The Fulford Residence was significant because of its intact 19th-century architecture. However, when the women's home was closed during the COVID-19 pandemic, there was uncertainty about the fate of this heritage property. Quebec’s Culture and Communications Ministry announced on August 26, 2022, that the residence will be classified as a heritage building. The designation will apply to the building, the site, and some of its interiors “which are of particular architectural integrity and interest.”

== Educational activities ==
Heritage Montreal's earliest programs were lectures on residential renovation, informing homeowners of best practices, and raising awareness about retaining heritage components. In 1985, more than sixty students from Quebec and elsewhere enrolled in a summer course about renovation and restoration, organized by Heritage Montreal and Université de Montréal. In 1985, Heritage Montreal and the Institut d’Urbanisme of Université de Montréal organized a heritage symposium for municipalities, teaching about new heritage protections in the Cultural Property Act.
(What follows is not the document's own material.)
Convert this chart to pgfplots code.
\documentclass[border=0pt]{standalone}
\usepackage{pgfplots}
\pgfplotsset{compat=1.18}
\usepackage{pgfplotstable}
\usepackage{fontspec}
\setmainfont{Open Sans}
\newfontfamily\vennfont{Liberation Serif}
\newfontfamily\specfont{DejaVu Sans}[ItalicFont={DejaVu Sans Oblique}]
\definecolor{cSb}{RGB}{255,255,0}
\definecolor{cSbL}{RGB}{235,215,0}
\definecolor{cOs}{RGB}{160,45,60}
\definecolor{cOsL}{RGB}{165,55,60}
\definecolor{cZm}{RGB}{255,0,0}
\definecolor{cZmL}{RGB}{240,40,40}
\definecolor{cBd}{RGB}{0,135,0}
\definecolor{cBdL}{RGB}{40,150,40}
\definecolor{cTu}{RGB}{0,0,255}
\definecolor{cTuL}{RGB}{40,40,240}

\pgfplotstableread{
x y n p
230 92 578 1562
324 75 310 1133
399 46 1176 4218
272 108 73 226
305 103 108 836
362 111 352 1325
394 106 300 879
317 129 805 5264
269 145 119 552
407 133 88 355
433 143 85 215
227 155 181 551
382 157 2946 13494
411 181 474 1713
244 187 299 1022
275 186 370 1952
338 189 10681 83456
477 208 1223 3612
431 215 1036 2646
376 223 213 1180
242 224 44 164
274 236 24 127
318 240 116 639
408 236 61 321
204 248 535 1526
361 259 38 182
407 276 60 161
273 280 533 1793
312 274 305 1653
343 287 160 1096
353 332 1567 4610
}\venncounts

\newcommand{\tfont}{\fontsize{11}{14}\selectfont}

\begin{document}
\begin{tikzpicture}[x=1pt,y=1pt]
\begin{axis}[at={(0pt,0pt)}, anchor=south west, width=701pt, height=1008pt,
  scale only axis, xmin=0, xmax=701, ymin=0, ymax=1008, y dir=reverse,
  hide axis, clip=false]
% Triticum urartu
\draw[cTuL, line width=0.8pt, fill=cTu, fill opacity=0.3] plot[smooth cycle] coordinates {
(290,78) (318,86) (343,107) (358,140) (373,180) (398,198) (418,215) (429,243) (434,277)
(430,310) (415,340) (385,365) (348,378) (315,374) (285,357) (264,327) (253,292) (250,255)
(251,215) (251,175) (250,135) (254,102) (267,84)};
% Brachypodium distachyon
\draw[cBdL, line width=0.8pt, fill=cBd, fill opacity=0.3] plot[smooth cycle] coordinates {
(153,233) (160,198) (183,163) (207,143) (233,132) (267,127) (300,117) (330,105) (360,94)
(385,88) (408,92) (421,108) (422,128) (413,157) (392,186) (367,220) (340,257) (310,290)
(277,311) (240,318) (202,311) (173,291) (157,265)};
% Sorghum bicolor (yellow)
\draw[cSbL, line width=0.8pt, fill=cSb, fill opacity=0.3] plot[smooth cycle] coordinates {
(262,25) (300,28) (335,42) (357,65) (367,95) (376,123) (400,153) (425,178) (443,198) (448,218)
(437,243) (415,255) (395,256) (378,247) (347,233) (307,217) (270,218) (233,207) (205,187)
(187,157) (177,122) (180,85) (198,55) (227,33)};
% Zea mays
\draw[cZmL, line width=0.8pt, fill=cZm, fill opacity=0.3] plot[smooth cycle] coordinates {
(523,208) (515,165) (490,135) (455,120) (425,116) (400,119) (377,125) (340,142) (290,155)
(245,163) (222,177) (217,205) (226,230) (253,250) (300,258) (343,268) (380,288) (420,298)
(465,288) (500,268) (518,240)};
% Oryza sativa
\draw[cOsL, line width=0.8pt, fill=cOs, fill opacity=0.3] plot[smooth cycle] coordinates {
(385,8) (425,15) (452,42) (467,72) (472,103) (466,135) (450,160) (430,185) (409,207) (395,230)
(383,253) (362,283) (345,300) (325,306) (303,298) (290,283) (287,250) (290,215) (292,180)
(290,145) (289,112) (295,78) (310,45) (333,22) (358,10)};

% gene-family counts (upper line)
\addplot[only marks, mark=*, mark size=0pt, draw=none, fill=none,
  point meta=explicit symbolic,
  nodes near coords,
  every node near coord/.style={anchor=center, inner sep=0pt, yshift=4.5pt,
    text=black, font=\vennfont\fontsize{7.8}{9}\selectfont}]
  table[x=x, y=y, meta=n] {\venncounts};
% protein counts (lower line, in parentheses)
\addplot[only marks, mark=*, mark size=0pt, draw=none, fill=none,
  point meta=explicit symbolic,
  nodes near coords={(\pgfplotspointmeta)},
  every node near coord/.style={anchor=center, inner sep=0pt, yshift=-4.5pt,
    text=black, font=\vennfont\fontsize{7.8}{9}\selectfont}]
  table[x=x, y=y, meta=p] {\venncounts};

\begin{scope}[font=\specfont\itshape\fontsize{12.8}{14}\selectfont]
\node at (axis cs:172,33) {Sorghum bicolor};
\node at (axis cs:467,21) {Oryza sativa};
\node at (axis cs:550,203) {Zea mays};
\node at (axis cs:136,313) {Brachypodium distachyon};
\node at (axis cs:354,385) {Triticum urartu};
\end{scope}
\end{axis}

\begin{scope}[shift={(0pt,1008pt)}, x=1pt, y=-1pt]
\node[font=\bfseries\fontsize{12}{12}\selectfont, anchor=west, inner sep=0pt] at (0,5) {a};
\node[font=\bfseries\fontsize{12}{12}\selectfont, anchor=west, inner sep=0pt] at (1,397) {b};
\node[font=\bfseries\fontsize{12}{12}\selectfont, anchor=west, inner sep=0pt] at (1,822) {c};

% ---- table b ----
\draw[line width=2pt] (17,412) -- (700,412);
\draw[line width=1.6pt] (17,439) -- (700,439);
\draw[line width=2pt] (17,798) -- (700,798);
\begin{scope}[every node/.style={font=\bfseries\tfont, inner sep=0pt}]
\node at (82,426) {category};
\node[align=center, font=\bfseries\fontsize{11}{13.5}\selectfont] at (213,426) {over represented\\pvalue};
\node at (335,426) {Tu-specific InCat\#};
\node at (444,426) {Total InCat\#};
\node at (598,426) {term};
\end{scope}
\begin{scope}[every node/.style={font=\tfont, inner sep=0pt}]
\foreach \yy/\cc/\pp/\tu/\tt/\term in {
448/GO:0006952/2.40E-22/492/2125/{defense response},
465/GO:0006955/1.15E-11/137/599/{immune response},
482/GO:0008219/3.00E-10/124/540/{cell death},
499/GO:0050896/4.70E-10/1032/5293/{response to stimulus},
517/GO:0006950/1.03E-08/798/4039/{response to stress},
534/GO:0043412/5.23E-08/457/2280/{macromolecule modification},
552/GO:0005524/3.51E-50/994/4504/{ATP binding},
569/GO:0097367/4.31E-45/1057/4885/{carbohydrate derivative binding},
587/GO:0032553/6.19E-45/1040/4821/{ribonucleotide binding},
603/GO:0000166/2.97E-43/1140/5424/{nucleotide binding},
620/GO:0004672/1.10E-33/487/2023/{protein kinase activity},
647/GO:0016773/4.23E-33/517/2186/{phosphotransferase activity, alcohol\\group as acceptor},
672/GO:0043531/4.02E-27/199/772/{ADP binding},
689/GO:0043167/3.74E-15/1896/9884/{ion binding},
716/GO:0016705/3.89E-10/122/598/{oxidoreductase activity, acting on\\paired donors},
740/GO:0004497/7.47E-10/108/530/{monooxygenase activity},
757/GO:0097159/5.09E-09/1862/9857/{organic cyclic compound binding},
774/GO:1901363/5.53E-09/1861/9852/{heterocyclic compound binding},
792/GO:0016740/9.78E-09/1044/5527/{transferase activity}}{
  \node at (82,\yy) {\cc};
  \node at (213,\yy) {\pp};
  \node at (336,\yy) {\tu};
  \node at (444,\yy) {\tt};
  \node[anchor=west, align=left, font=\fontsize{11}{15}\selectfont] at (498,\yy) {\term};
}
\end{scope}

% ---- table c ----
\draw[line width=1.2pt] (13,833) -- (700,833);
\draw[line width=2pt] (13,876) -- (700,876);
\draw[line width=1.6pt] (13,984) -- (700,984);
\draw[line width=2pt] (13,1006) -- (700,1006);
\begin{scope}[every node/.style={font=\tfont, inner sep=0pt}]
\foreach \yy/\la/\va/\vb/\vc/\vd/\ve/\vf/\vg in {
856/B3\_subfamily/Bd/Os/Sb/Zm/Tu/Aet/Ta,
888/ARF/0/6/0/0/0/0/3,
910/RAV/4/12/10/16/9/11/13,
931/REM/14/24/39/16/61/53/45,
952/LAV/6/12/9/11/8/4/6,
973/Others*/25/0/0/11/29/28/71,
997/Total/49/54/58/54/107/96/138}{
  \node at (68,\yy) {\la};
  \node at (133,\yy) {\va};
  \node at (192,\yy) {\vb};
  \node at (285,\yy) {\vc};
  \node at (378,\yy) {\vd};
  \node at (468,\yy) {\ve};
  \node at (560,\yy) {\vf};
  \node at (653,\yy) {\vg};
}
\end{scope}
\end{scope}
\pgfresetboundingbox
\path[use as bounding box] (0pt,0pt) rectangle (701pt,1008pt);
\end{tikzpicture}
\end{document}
In 1986, a school bus became Heritage Montreal's Archibus, taking classes on architectural and urban discovery tours. In addition, Heritage Montreal took over hosting guided tours of Montreal neighborhoods from Save Montreal in 1988. In 1989, Heritage Montreal and ICOMOS organized an integrated conservation symposium for representatives from several countries and UNESCO. Also in 1989, Heritage Montreal organized a symposium on preserving historic movie theaters at the Rialto Cinema, a Montreal historic monument. This meeting led to the publication of a brief on repurposing former movie theatres as arts and culture venues.

Heritage Montreal organized two major projects to celebrate Montreal’s 350th anniversary in 1992: the Patrimoine en Marche (Steps in Time Guides) and self-guided tours along Rue Sherbrooke. In collaboration with the Montreal Museum of Fine Arts, the Quebec Order of Architects, and donors, Heritage Montreal created a program to educate young people on heritage and urban issues. In 1995, Heritage Montreal’s urban tours were renamed the ArchitecTours: an annual series of guided walking tours to discover Montreal, its neighborhoods, and its heritage.
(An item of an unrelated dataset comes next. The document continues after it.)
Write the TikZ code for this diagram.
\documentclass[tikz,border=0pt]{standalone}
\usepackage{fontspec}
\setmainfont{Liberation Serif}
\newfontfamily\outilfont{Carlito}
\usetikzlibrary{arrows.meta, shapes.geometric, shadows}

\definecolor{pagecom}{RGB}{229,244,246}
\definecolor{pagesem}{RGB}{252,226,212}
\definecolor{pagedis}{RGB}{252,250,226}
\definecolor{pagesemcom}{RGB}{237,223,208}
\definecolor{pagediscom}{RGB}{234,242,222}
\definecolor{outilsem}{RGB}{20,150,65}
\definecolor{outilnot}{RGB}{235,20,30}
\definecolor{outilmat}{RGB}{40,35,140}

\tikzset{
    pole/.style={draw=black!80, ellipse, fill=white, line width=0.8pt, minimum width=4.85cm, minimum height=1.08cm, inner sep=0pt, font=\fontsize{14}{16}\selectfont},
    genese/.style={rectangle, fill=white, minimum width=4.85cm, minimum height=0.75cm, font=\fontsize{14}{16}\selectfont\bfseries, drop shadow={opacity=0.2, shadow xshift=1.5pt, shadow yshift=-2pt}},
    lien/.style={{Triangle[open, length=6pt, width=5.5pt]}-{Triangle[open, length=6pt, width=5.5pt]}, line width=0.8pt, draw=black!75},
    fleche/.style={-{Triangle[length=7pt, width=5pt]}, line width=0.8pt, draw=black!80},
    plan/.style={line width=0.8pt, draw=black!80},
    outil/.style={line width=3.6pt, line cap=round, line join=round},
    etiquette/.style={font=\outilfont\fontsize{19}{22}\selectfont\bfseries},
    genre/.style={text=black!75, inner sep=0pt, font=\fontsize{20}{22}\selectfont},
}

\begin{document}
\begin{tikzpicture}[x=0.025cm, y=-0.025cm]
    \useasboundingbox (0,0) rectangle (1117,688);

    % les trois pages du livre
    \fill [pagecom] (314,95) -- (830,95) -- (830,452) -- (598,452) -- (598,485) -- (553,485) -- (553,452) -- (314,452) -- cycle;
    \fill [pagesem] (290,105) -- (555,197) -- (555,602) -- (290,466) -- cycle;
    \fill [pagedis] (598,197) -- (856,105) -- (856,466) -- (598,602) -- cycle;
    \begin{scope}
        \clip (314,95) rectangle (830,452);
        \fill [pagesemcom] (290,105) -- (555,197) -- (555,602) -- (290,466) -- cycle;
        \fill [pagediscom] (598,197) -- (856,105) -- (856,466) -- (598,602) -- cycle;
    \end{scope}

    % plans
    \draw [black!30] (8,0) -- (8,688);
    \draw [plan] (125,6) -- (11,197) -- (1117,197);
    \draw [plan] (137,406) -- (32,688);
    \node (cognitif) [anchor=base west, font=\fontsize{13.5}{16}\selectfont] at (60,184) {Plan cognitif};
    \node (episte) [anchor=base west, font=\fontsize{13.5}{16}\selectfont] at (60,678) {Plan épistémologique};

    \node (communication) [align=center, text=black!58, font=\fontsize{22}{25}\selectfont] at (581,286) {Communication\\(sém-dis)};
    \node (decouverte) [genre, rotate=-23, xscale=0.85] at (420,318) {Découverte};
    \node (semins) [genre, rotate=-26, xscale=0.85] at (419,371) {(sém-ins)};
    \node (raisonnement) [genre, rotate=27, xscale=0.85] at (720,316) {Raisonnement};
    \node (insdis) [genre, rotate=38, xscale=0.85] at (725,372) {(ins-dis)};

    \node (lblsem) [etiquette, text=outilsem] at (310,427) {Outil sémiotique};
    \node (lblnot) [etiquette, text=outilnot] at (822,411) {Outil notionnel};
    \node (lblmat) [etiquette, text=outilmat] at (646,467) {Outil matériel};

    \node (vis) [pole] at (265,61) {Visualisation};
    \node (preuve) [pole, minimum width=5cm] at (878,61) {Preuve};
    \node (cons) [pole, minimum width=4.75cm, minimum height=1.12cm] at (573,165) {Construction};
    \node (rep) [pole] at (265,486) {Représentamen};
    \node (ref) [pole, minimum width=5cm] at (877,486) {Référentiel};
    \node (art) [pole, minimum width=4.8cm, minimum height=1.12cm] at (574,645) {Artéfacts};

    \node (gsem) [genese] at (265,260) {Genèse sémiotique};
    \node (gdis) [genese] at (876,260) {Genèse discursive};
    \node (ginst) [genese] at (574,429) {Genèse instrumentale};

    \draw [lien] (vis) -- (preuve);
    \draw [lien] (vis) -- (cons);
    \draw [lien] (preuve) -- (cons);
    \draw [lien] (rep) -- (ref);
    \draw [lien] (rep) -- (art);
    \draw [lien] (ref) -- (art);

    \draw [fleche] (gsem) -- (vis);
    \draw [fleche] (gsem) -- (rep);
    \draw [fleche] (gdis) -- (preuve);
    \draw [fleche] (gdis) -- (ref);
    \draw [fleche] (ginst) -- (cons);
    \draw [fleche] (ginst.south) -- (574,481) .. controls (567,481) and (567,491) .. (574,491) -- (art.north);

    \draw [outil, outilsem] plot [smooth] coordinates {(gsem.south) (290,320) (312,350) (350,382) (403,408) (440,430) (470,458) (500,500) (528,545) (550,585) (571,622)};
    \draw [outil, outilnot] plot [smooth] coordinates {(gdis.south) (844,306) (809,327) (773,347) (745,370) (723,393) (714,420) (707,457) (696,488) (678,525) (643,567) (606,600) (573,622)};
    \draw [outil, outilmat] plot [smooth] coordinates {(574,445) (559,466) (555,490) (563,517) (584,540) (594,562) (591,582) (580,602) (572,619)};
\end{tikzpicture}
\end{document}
In September 2014, Heritage Montreal organized a symposium on repurposing former hospital buildings as part of the Entretiens Jacques-Cartier.

== Publications ==
Heritage Montreal, in collaboration with the Ministry of Cultural Affairs, published four technical guides on renovating traditional masonry, windows, roof coverings, and facings. The guides were aimed at owners of heritage residences as well as construction and renovation contractors.

In 1997, Heritage Montreal published Plan Stratégique de Conservation des églises et des Chapelles au Centre-ville de Montréal, under the direction of Jean-Claude Marsan. This was a strategic plan for downtown Montreal's historic churches.

In 1998, Heritage Montreal published its first Grand Calendrier du Patrimoine (Great Heritage Calendar), a one-stop guide to public activities through Montreal heritage organizations.